Viable plans for all participating Passport institutions must be submitted to WSAC by December 31, 2018. Along with the written plan, each institution must also submit a budget plan. This FAQ addresses a few common questions about this requirement – if you have additional questions not addressed here, feel free to reach out to the CSF team or to Dawn at WSAC.

5 common budgeting questions:

Is a budget plan required?

Yes. Every participating Passport institution must submit their viable plan narrative and budget plan together on or before December 31, 2018. Submission of the viable plan, which is a requirement of the Passport institutional agreement to participate, is not considered complete until both the written plan and budget are received by WSAC.

Do institutions have to use the budget plan template provided by WSAC for creating their budget plan?

No.
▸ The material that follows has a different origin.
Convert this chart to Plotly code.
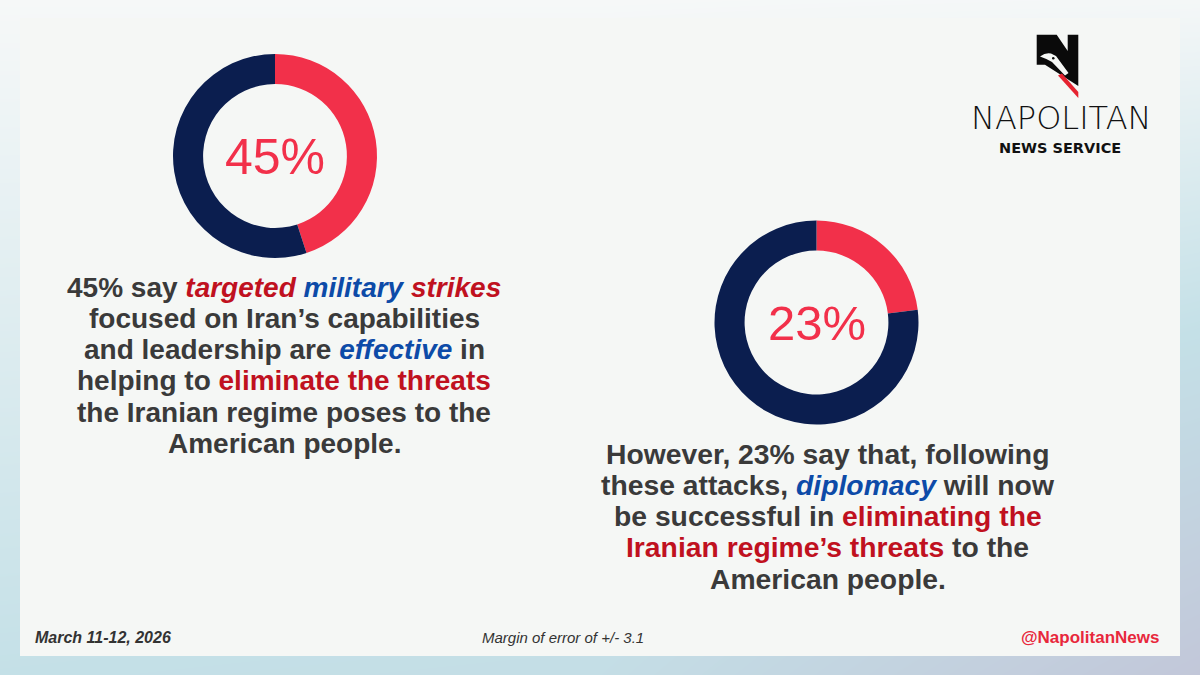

This template is provided as an option for budget planning, but it is not required institutions use it. In fact, institutions are encouraged not to “recreate the wheel.” If your institution already uses another form or template to conduct Passport program budget planning, these can be submitted as long as they include the basic required information.

What is considered required budget information?

There are two categories of required information: program expenses and program funding. Program expenses include all “hard costs” (activities, material resources for students, program supplies, emergency student funds, etc.) and personnel costs (professional staff salary allocations, other staffing costs such as peer mentors and graduate assistants). Program funding includes current incentive grant balance, projected incentive grant funding for 2018-19, and other funding (some institutions raise additional funds they use to support Passport students – these funds should be shown where applicable).

What is the purpose of requiring budget plans?

There are two main reasons WSAC is requiring budgets to be submitted:

  • Annual budget planning is essential to designing and implementing effective viable plans. It provides institutions with the opportunity to demonstrate, through budget detail, how they intend to align resources to the strategies described in their viable plans.
  • At the end of the year institutions will be asked to reconcile their budgets and report findings as part of annual reporting. Certain questions will be asked at this time such as: Did you spend funding the way you thought you would? Did you have the right amount of resources to implement your plan? What did you learn? These questions are important for continuous quality improvement at every institution.

What will happen if there are variances from the budget plan?

Institutions will be asked to identify budget variances annually. It is expected that variances will occur – the responsibility of institutions is to document them and explain why they occurred, what was learned, and how that learning will guide planning for the following year. Tracking annual budget variances and identifying key trends, challenges, and opportunities will strengthen our individual and collective ability to improve program quality over time.